_Objective_. Shown below is a listing with pictures; reproduce exactly, and only, the lines between the ones containing "Give me the Plotly source for this chart." and "import plotly.graph_objects as go", inclusive, leaving the pictures out.

_Records for this task_.
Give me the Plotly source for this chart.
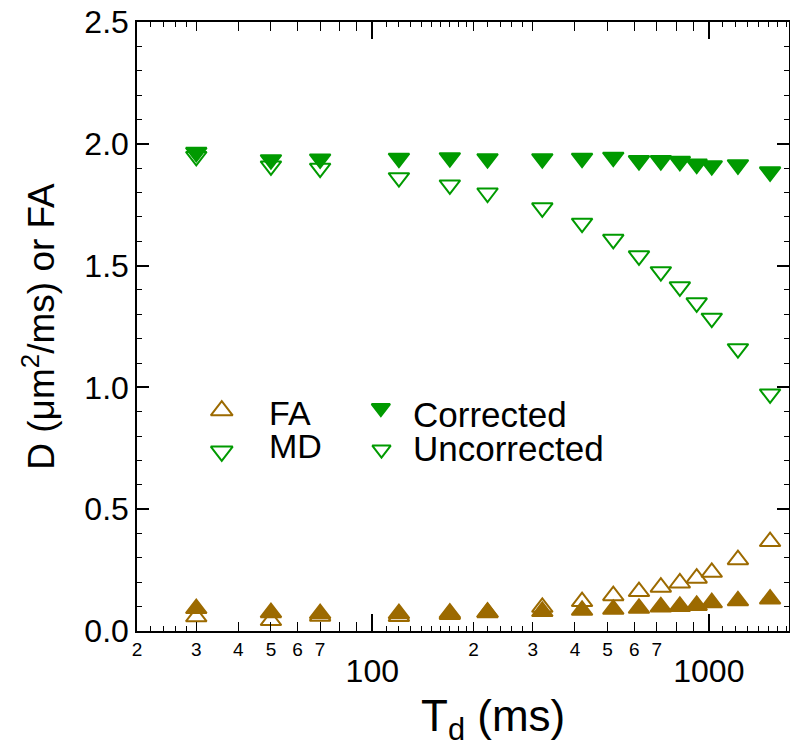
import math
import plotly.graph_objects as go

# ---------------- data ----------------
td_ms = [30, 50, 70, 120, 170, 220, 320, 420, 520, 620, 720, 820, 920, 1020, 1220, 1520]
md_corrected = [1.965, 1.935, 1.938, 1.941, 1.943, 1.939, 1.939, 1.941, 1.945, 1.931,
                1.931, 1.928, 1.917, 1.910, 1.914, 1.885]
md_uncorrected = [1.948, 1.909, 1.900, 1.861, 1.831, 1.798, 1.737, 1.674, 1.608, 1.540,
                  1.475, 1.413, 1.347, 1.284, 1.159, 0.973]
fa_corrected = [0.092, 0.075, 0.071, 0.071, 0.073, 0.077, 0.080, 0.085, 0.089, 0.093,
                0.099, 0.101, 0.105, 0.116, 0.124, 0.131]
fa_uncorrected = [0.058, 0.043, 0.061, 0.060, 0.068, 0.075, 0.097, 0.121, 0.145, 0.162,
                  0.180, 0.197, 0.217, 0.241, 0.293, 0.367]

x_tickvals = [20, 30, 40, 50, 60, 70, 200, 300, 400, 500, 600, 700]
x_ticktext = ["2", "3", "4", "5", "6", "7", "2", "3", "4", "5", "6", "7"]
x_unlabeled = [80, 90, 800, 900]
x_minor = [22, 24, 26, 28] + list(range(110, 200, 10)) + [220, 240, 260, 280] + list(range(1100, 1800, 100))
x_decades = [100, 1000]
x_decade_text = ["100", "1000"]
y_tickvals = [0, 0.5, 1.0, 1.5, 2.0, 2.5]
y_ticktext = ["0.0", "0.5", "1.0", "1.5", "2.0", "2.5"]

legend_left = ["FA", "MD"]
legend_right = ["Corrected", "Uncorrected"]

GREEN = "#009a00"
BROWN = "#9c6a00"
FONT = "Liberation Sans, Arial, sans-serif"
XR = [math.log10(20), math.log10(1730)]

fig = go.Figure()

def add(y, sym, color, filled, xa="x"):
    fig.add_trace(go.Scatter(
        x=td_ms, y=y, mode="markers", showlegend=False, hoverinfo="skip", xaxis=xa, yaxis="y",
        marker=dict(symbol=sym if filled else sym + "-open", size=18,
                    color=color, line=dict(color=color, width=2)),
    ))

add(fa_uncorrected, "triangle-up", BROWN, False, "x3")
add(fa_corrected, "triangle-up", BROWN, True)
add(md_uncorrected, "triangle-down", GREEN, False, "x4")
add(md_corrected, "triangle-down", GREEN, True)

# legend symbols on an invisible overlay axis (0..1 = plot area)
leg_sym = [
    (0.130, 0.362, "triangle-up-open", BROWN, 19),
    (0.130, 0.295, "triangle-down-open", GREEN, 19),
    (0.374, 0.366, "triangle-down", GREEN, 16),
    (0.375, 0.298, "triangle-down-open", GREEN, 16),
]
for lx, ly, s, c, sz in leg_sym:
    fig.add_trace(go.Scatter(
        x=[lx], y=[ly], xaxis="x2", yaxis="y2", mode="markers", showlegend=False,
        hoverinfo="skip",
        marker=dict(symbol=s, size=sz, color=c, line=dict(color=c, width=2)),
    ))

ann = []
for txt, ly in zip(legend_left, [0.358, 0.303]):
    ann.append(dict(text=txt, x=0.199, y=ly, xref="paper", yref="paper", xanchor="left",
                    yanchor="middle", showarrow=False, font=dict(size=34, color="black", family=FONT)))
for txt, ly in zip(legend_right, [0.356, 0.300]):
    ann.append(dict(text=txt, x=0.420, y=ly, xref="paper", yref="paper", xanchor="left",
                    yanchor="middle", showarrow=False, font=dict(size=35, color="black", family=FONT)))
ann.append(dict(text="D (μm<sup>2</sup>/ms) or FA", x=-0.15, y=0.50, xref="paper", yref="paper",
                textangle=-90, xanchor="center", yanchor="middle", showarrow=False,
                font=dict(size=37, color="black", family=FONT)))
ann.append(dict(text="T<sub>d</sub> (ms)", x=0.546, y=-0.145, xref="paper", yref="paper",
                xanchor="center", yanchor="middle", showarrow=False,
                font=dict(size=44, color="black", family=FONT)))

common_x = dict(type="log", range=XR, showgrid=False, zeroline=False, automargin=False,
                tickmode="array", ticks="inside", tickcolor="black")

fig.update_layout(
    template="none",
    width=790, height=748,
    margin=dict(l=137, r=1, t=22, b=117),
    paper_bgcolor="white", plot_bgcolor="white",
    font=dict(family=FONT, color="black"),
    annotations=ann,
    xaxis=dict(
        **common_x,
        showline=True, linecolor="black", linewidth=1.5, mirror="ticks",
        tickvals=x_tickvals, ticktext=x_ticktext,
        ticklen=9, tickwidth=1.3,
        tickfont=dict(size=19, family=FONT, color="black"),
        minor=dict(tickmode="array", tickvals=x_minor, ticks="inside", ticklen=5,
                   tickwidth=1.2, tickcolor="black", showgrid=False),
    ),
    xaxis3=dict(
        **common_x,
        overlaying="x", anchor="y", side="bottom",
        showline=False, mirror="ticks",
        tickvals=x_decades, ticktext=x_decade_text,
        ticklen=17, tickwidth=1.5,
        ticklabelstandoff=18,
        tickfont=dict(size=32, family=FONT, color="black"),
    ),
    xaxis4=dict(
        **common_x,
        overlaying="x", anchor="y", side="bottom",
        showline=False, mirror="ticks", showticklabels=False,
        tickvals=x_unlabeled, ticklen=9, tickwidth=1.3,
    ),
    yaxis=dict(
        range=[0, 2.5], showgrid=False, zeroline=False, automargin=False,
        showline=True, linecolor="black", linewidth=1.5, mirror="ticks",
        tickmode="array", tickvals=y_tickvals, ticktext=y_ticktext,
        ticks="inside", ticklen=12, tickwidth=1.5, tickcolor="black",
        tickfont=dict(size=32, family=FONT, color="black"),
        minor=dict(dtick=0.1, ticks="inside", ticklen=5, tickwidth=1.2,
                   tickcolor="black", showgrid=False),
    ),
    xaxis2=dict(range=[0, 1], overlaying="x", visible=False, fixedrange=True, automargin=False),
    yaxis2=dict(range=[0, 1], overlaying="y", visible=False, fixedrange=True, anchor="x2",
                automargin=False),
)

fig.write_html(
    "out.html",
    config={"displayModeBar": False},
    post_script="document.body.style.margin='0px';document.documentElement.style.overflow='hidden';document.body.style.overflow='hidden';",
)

==

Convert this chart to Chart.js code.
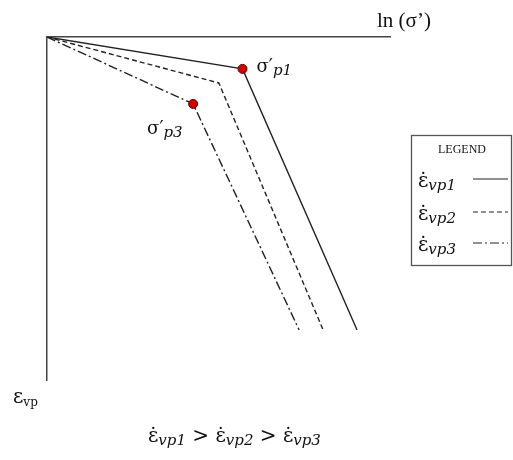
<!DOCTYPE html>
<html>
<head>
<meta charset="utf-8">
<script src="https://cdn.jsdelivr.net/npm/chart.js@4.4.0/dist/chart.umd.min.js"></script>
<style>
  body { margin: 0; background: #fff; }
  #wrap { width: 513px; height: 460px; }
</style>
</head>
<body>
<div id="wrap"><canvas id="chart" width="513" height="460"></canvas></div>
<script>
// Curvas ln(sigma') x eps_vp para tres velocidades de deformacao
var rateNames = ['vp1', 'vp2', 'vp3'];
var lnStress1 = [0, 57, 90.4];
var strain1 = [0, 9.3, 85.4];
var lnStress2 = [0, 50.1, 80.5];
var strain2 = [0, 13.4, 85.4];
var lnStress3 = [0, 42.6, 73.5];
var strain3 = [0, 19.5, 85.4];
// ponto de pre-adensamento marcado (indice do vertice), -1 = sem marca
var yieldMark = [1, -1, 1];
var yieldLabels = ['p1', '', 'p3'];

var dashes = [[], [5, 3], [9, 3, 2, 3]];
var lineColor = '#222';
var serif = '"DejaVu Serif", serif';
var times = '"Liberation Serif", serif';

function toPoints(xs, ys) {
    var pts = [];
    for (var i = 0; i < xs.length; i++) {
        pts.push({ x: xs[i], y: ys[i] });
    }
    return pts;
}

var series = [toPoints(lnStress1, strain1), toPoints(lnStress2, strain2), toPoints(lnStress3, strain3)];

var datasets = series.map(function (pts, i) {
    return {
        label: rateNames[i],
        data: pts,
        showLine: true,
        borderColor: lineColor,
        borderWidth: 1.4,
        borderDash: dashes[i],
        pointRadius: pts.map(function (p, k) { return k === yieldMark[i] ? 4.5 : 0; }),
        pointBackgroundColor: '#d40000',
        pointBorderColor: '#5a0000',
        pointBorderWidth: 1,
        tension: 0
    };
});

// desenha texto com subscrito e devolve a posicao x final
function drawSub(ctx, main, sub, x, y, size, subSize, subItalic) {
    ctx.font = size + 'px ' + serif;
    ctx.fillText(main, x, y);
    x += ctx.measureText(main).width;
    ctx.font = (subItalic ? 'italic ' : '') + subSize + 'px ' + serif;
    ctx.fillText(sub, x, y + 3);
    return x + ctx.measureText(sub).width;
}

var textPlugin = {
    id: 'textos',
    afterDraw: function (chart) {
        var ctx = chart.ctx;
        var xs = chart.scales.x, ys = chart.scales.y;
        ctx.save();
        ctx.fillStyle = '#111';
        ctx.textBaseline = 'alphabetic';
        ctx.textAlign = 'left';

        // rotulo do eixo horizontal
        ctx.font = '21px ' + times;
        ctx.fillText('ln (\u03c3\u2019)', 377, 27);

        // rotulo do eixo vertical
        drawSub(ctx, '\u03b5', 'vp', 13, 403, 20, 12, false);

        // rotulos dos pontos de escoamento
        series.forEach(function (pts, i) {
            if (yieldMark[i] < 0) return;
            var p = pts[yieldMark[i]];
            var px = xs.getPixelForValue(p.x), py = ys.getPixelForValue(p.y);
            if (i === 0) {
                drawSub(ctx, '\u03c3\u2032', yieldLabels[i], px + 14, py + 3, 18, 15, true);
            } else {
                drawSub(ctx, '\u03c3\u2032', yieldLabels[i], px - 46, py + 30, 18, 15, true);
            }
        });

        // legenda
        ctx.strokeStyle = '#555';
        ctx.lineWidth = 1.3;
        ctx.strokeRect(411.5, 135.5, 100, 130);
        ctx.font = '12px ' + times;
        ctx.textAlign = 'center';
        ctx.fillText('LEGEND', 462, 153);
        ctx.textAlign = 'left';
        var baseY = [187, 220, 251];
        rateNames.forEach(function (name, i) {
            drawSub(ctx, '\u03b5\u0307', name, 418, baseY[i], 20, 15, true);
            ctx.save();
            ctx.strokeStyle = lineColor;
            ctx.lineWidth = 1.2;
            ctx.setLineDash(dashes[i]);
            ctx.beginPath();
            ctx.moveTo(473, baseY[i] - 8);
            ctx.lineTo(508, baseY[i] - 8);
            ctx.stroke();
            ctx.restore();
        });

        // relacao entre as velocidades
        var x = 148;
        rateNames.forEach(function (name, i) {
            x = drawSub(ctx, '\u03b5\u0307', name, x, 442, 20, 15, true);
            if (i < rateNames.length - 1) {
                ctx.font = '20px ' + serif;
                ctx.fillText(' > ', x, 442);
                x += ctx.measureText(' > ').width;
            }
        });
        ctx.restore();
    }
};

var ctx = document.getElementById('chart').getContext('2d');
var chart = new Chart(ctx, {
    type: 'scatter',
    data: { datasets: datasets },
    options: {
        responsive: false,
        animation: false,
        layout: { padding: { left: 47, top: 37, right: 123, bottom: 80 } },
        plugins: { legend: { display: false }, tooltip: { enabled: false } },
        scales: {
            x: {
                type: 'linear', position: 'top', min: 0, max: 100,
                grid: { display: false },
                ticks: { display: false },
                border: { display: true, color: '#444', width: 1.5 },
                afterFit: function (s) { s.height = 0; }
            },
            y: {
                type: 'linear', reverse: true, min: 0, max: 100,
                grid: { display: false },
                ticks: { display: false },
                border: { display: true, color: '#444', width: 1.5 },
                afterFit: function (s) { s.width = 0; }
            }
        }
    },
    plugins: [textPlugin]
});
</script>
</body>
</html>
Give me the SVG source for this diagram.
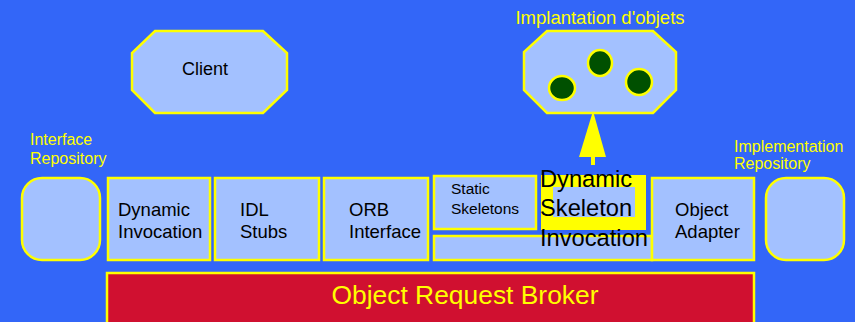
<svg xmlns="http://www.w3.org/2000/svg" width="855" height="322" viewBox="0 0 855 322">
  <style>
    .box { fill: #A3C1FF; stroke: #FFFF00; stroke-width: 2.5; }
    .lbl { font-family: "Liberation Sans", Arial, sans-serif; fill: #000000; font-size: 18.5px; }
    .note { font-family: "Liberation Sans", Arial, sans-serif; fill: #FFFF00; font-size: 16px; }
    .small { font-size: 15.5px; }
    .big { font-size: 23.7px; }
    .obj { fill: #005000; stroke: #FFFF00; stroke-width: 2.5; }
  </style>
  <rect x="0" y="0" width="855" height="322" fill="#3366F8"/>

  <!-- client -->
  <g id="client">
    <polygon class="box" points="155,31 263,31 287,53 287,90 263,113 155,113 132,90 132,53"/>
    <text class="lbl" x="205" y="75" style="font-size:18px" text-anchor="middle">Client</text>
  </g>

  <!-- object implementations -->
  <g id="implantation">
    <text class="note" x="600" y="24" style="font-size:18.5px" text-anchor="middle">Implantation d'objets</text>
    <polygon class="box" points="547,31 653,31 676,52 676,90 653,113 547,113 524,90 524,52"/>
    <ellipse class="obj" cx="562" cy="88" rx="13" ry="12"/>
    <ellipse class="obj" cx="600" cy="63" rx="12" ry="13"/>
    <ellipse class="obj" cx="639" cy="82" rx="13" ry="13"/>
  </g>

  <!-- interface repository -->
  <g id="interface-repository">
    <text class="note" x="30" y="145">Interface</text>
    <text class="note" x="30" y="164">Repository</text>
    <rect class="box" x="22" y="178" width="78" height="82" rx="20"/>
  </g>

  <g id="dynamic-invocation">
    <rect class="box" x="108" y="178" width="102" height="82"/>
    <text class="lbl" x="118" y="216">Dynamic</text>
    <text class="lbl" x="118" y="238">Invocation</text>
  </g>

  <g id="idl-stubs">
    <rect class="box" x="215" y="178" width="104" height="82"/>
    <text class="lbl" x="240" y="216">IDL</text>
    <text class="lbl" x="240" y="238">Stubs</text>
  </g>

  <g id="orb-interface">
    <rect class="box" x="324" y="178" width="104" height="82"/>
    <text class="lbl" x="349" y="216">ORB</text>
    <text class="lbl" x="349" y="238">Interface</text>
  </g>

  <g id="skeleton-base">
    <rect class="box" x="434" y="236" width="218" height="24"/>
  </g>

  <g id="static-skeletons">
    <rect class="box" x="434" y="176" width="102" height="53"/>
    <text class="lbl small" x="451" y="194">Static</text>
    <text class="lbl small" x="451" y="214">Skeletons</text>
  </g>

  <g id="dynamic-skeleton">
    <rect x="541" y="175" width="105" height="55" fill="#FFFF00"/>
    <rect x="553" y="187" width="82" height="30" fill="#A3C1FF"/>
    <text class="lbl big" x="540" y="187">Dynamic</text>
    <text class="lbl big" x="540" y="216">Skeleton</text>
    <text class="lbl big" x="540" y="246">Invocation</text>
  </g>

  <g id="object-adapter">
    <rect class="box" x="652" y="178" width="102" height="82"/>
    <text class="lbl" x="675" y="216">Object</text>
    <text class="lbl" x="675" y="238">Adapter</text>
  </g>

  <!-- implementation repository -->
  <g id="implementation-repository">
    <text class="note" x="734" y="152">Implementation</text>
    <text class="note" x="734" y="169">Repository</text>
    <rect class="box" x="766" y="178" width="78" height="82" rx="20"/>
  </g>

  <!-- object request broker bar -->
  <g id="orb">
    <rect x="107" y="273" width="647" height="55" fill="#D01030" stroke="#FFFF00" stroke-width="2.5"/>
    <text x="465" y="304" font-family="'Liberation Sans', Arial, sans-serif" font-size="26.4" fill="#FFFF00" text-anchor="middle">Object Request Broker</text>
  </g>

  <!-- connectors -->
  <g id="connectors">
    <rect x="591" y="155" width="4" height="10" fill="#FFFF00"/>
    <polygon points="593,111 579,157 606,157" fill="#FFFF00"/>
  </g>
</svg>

* * *

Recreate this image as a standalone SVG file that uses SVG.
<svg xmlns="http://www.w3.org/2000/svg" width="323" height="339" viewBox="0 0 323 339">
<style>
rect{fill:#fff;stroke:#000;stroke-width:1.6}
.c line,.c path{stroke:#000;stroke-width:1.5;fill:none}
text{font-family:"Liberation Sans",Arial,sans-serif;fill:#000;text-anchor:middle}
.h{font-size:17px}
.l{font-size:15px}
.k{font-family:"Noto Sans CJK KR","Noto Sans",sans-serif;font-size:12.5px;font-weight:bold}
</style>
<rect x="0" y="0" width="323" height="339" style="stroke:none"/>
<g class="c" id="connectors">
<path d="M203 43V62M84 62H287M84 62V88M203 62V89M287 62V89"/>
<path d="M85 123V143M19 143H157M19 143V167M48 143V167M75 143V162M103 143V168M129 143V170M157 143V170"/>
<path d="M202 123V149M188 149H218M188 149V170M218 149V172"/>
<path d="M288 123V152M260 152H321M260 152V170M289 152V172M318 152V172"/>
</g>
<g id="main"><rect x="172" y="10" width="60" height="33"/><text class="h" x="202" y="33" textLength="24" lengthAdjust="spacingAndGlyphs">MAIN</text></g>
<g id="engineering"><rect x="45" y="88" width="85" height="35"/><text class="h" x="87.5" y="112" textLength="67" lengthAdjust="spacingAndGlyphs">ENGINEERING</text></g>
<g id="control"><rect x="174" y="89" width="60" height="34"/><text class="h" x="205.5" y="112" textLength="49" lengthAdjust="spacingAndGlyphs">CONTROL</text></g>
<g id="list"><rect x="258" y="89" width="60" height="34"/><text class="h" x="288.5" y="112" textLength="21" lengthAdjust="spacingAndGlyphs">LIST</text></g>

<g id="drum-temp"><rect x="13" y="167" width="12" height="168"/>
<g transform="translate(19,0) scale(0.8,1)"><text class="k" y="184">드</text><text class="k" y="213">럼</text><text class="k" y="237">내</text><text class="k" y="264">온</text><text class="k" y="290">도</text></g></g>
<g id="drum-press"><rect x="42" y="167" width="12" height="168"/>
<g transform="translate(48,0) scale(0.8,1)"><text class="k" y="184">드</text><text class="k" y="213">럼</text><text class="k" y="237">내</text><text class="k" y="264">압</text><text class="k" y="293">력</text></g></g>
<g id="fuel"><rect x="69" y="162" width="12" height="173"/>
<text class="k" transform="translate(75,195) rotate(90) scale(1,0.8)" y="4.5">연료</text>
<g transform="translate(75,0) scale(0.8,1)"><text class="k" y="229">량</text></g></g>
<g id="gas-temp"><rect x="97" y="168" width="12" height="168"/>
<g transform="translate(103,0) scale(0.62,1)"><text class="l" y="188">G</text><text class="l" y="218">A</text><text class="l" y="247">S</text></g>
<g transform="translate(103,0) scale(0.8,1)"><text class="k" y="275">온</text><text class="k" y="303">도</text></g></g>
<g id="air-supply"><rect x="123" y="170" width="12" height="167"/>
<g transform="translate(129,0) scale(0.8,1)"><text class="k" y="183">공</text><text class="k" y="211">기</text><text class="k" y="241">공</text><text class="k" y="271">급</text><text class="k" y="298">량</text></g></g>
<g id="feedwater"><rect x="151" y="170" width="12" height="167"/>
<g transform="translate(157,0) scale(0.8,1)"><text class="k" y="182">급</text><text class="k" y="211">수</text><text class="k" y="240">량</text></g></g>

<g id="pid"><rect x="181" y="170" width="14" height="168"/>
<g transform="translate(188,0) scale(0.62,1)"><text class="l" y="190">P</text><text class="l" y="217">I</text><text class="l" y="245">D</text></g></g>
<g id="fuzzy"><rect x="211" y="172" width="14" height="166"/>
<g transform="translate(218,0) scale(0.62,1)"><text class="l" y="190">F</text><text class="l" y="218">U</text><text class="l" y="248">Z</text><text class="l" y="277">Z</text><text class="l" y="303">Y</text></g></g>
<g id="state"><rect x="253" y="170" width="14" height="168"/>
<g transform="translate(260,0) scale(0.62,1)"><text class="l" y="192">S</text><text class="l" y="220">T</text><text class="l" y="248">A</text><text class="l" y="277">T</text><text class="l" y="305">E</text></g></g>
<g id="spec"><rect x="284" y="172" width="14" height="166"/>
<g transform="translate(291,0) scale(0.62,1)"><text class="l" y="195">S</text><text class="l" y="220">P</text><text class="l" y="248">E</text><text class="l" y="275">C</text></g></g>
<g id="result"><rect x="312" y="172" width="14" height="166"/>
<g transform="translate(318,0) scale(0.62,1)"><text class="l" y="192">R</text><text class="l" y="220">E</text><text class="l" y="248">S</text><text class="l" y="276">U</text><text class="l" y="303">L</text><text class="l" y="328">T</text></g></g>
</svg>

_Exercise result_.
Give me the Plotly source for this chart.
import math
import plotly.graph_objects as go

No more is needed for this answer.